Thriving on the modest truth of clumsy mishaps and incoherent riffs, fueled by a combination of narcissism and diffidence, Mumblecore reflects sensibilities formed by The Real World (our life is a movie) and Seinfeld (constant discourse), as well as The Blair Witch Project (DIY plus Internet). Of course, Mumblecorps members prefer to cite Dogma or Gus Van Sant, who cast his upcoming mega-Mumble Paranoid Park through MySpace. That the filmmakers often appear on-screen gives their movies a psychodramatic edge. In his youthful Flesh of Morning, Stan Brakhage made a self-starring poem on masturbation; half a century later in Kissing on the Mouth, Swanberg presents himself ejaculating in the shower and brazenly flirts with porn. Kissing opens with its heroine (Kate Winterich) and her ex-boyfriend engaged in startlingly naturalistic intercourse—the movie's premise is her inability to give up these afternoon trysts, much to the discomfort of an adoring male roommate (Swanberg).
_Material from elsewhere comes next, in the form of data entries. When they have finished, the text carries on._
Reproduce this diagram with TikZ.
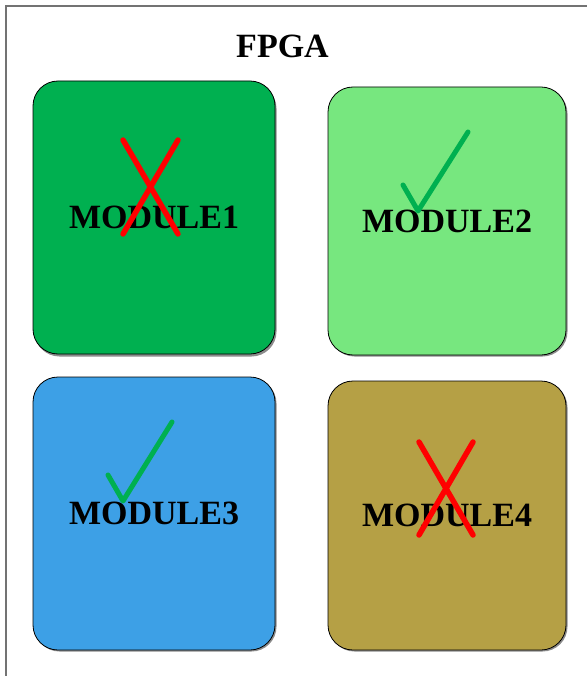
\documentclass[tikz,border=0pt]{standalone}
\usepackage{fontspec}
\setmainfont{Liberation Serif}
\definecolor{modA}{HTML}{00B050}
\definecolor{modB}{HTML}{77E77F}
\definecolor{modC}{HTML}{3DA0E6}
\definecolor{modD}{HTML}{B5A045}
\definecolor{okgreen}{HTML}{00B050}
\definecolor{badred}{HTML}{FF0000}
\tikzset{
  module/.style={draw=black, line width=0.8pt, rounded corners=25pt,
    minimum width=#1, minimum height=273pt, inner sep=0pt,
    font=\fontsize{34}{40}\selectfont\bfseries},
  shade box/.style={fill=black!45, rounded corners=25pt},
  crossmark/.style={draw=badred, line width=5.5pt, line cap=round},
  tickmark/.style={draw=okgreen, line width=5pt, line cap=round, line join=round},
  frame/.style={draw=black!55, line width=1.6pt},
  title/.style={font=\fontsize{34}{40}\selectfont\bfseries, anchor=base}
}
\begin{document}
\begin{tikzpicture}[x=1pt,y=-1pt]
  \useasboundingbox (0,0) rectangle (587,676);
  \fill[white] (0,0) rectangle (587,676);
  % outer board outline (only top and left edges fall inside the view)
  \draw[frame] (6,676) -- (6,6) -- (587,6);
  \node[title] (fpga) at (282.5,58) {FPGA};

  % soft shadows under the module boxes
  \fill[shade box] (34.5,83.5) rectangle (276.5,356.5);
  \fill[shade box] (329.5,88.5) rectangle (567.5,356.5);
  \fill[shade box] (34.5,378.5) rectangle (276.5,651.5);
  \fill[shade box] (329.5,382.5) rectangle (567.5,651.5);

  % module boxes
  \node[module=242pt, fill=modA, minimum height=273pt] (m1) at (154,217.5) {MODULE1};
  \node[module=238pt, fill=modB, minimum height=268pt] (m2) at (447,221) {MODULE2};
  \node[module=242pt, fill=modC, minimum height=273pt] (m3) at (154,513.5) {MODULE3};
  \node[module=238pt, fill=modD, minimum height=269pt] (m4) at (447,515.5) {MODULE4};

  % status marks
  \draw[crossmark] (123,140) -- (178,234);
  \draw[crossmark] (178,140) -- (123,234);
  \draw[tickmark] (403,185) -- (418,211) -- (468,132);
  \draw[tickmark] (108,475) -- (123,501) -- (172,422);
  \draw[crossmark] (419,442) -- (473,535);
  \draw[crossmark] (473,442) -- (419,535);
\end{tikzpicture}
\end{document}
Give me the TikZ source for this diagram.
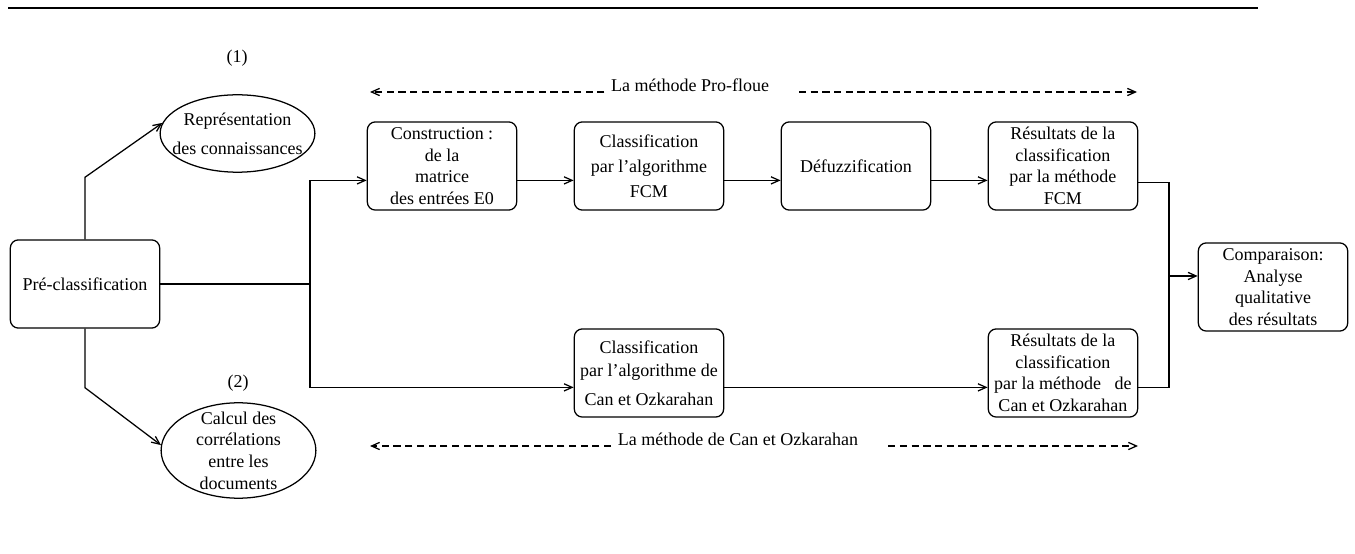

The denizens of Mumblecordia are often failed musicians or would-be writers. Joblessness is rife. Hannah refers to her boyfriend's newly unemployed status as "the step up of him pursuing nothing." Without apparent work or ambition (other than to appear in this movie), Kissing's protagonist is the quintessential Swanberg character. In his 2006, largely improvised follow-up, LOL, three guys are more involved with various cyber-relations than with any human at hand.
Swanberg maps a system based on cell phones, instant messaging, Web sites (with Kissing's Winterich self-reflexively playing an Internet sex symbol), and YouTube, to suggest a virtual world more compelling than the real one. Reviewing LOL sympathetically last summer in The New York Times, Nathan Lee noted that "the impact of technology on social relations has received subtler analysis elsewhere (see the films of David Cronenberg.)" True enough, but Swanberg's satire might be better appreciated as a critique of the fanboy fantasy world celebrated by Judd Apatow.
Mumblecore is demographically self-contained. Straight, white, middle class. The movies suggest college, without the course load. There are almost no grown-ups—which is to say anyone over 30. One exception is The Puffy Chair (seen here last Labor Day), a road movie in which the foundering Josh (played by co-director Mark Duplass, currently in town to act in another movie) sets off with his needy girlfriend to present his dad with an eBay-purchased simulacrum of a La-Z-Boy recliner he once enjoyed. Their casually ludicrous misadventures, most involving two-dimensional authority figures, are compounded once Josh's neo-hippie brother joins the expedition that, in essence, strips the upholstery off the couple's comfy, dysfunctional relationship.